Помимо замысла романа, которым он занимается, повседневная жизнь Барта из-за этого откровения и выбора «последней жизни» никак не меняется. Несмотря на пустоту, оставленную смертью матери, он по-прежнему живет в квартире на втором этаже на улице Сервандони. Реже поднимается в свою «комнату» на шестом этаже, поскольку ему стало труднее ходить по лестнице. Однако его привычные развлечения, поездки, выходы в свет потеряли свою привлекательность. С ноября 1977 по июнь 1978 года он три раза ездит в Северную Африку, восстанавливая связи с Марокко, которое несколько забросил в предшествующие годы, и, как мы видели, каждый раз его охватывает «желание вернуться». С 5 по 12 ноября Барт в Америке по приглашению Тома Бишопа и Ричарда Ховарда выступить с лекцией и провести два семинарских занятия в Городском университете Нью-Йорка: почести, с которыми его принимают, показывают, какой важной персоной он стал.
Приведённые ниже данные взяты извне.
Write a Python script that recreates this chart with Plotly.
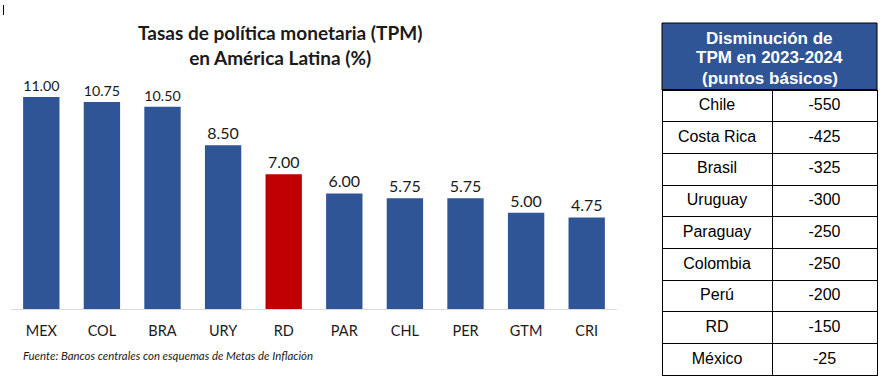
import plotly.graph_objects as go

W, H = 895, 384

countries = ["MEX", "COL", "BRA", "URY", "RD", "PAR", "CHL", "PER", "GTM", "CRI"]
tpm = [11.00, 10.75, 10.50, 8.50, 7.00, 6.00, 5.75, 5.75, 5.00, 4.75]
highlight = "RD"

table_countries = ["Chile", "Costa Rica", "Brasil", "Uruguay", "Paraguay",
                   "Colombia", "Perú", "RD", "México"]
table_bp = [-550, -425, -325, -300, -250, -250, -200, -150, -25]
table_header_lines = ["Disminución de", "TPM en 2023-2024", "(puntos básicos)"]

title_text = "Tasas de política monetaria (TPM)<br>en América Latina (%)"
source_text = "Fuente: Bancos centrales con esquemas de Metas de Inflación"

BLUE = "#2F5597"
RED = "#C00000"
colors = [RED if c == highlight else BLUE for c in countries]
FONT_C = "Lato, Liberation Sans, sans-serif"
FONT_A = "Liberation Sans, Arial, sans-serif"

def px_x(x):
    return x / W

def px_y(y):
    return 1 - y / H

# table geometry (pixels)
T_L, T_R, T_MID = 662, 877, 772
T_TOP, T_HEAD_B = 23, 90
ROW_H = 31.7
HDR_H = 1

fig = go.Figure()

fig.add_trace(go.Bar(
    x=countries, y=tpm,
    marker=dict(color=colors, line=dict(width=0)),
    text=[f"{v:.2f}" for v in tpm],
    textposition="outside",
    textfont=dict(family=FONT_C, size=16, color="#1a1a1a"),
    cliponaxis=False,
    hoverinfo="skip",
))

n_rows = len(table_countries)
fig.add_trace(go.Table(
    domain=dict(x=[px_x(T_L), px_x(T_R)],
                y=[px_y(T_HEAD_B + n_rows * ROW_H + 2), px_y(T_HEAD_B - HDR_H)]),
    columnwidth=[T_MID - T_L, T_R - T_MID],
    header=dict(values=["", ""], height=HDR_H, fill_color="black",
                line=dict(color="black", width=0),
                font=dict(size=1)),
    cells=dict(
        values=[table_countries, [str(v) for v in table_bp]],
        fill_color="white",
        line=dict(color="black", width=1),
        font=dict(family=FONT_A, size=16, color="black"),
        align="center",
        height=ROW_H,
    ),
))

annotations = [
    dict(text="<b>" + title_text + "</b>", xref="paper", yref="paper",
         x=px_x(280), y=px_y(45), xanchor="center", yanchor="middle",
         showarrow=False, align="center",
         font=dict(family=FONT_C, size=19, color="#1a1a1a")),
    dict(text="<i>" + source_text + "</i>", xref="paper", yref="paper",
         x=px_x(21), y=px_y(355), xanchor="left", yanchor="middle",
         showarrow=False,
         font=dict(family=FONT_C, size=11.4, color="#1a1a1a")),
]
for i, line in enumerate(table_header_lines):
    annotations.append(dict(
        text="<b>" + line + "</b>", xref="paper", yref="paper",
        x=px_x((T_L + T_R) / 2), y=px_y(38 + 20 * i),
        xanchor="center", yanchor="middle", showarrow=False,
        font=dict(family=FONT_A, size=17, color="white")))

fig.update_layout(
    width=W, height=H,
    margin=dict(l=0, r=0, t=0, b=0),
    paper_bgcolor="white", plot_bgcolor="white",
    showlegend=False,
    bargap=0.4,
    xaxis=dict(
        domain=[px_x(11), px_x(617)],
        showline=True, linecolor="#D9D9D9", linewidth=1,
        ticks="outside", ticklen=9, tickcolor="rgba(0,0,0,0)",
        tickfont=dict(family=FONT_C, size=14.5, color="#1a1a1a"),
        showgrid=False, zeroline=False, fixedrange=True,
    ),
    yaxis=dict(
        domain=[px_y(309), px_y(77.8)],
        range=[0, 12],
        visible=False, showgrid=False, zeroline=False, fixedrange=True,
    ),
    annotations=annotations,
    shapes=[
        dict(type="line", xref="paper", yref="paper",
             x0=px_x(3.5), x1=px_x(3.5), y0=px_y(5), y1=px_y(15),
             line=dict(color="black", width=1)),
        dict(type="rect", xref="paper", yref="paper", layer="below",
             x0=px_x(T_L), x1=px_x(T_R), y0=px_y(T_HEAD_B), y1=px_y(T_TOP),
             fillcolor=BLUE, line=dict(color="black", width=1)),
    ],
)

fig.write_html("out.html", config={"displayModeBar": False},
               post_script="document.body.style.margin='0';document.body.style.overflow='hidden';")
Он летит бизнес-классом. В аэропорту его ожидает лимузин, обратно он летит на «Конкорде». В Нью-Йорке он читает знаменитый доклад о Прусте и своем желании написать роман, который он представлял в Коллеж де Франс двумя месяцами ранее. 21 ноября в Seuil
устраивают большой фуршет, чтобы отметить двадцать пять лет его сотрудничества с издательством. Там его снова поздравляют и чествуют в окружении дорогих ему людей. Однако он взирает на все с отсутствующим видом. «Любая „светскость“ усиливает тщету мира, в котором ее больше нет»[1157]. В Seuil его вдруг поражает Рашель Сальзедо, жена брата, так сильно напомнившая мать чувством собственного достоинства и скромностью. Жерар Женетт вспоминает о пребывании в Нью-Йорке, куда он тоже ездил, но на более длительное время: «Мы летели разными классами, и в какой-то момент я пошел поговорить с ним. Он спал, откинувшись, с открытым ртом, и на какой-то миг мне показалось, что он мертв, как мумия в „Мадригале“ без своей золотой маски»[1158].Часто с грустью, даже с издевкой говорят о лихорадочной сексуальной активности Барта после смерти матери. Публикация «Парижских вечеров» еще больше усилила эти разговоры, которые, однако, не следует принимать на веру. Барт всегда пребывал в поисках легких сексуальных утех – посещал сауны, порно-кинотеатры, специальные клубы. Для него это поведение не ново, но и не признак несчастья. Помимо более или менее регулярных любовников, с которыми он встречался в разных небольших группах, ему всегда нравилось знакомиться с жиголо, казалось эротичным встречаться с ними взглядами, порой обмениваться парой слов. Он регулярно проводил вечера в Palace
, но не потому, что хотел утопить свое горе в удовольствиях. У него всегда была эта привычка, он почти тридцать лет был знаком с Эмаэром, звал его «Фабрисом», а тот называл его «мой философ»[1159]. Менялись только места, ведь ночь непостоянна. Это все устоявшиеся привычки, которые на фоне старости, возможно, выглядят несколько более жалкими, но не более того. Возраст ставит ограничения для классических ухаживаний, Барт уже давно это признает: «Старику (или тому, кто стареет) только и остается, что волочиться за жиголо (к счастью, в этих ухаживаниях, в их простоте, тоже есть свое очарование)»[1160]. Кроме того, это историческое явление. Сегодня, когда сексуальность одновременно приватизирована и пуританизирована, такого рода практики могут показаться чрезмерными или девиантными. Вирус иммунодефицита тогда еще не был открыт. Иметь много партнеров для гомосексуалистов было почти правилом. Достаточно почитать некоторых авторов – современников Барта, чтобы понять обычаи того времени: Тони Дювера, Эрве Гибера, Рено Камю. Всех их Барт встречал, знал, возможно, влюблялся в них или они соблазняли его.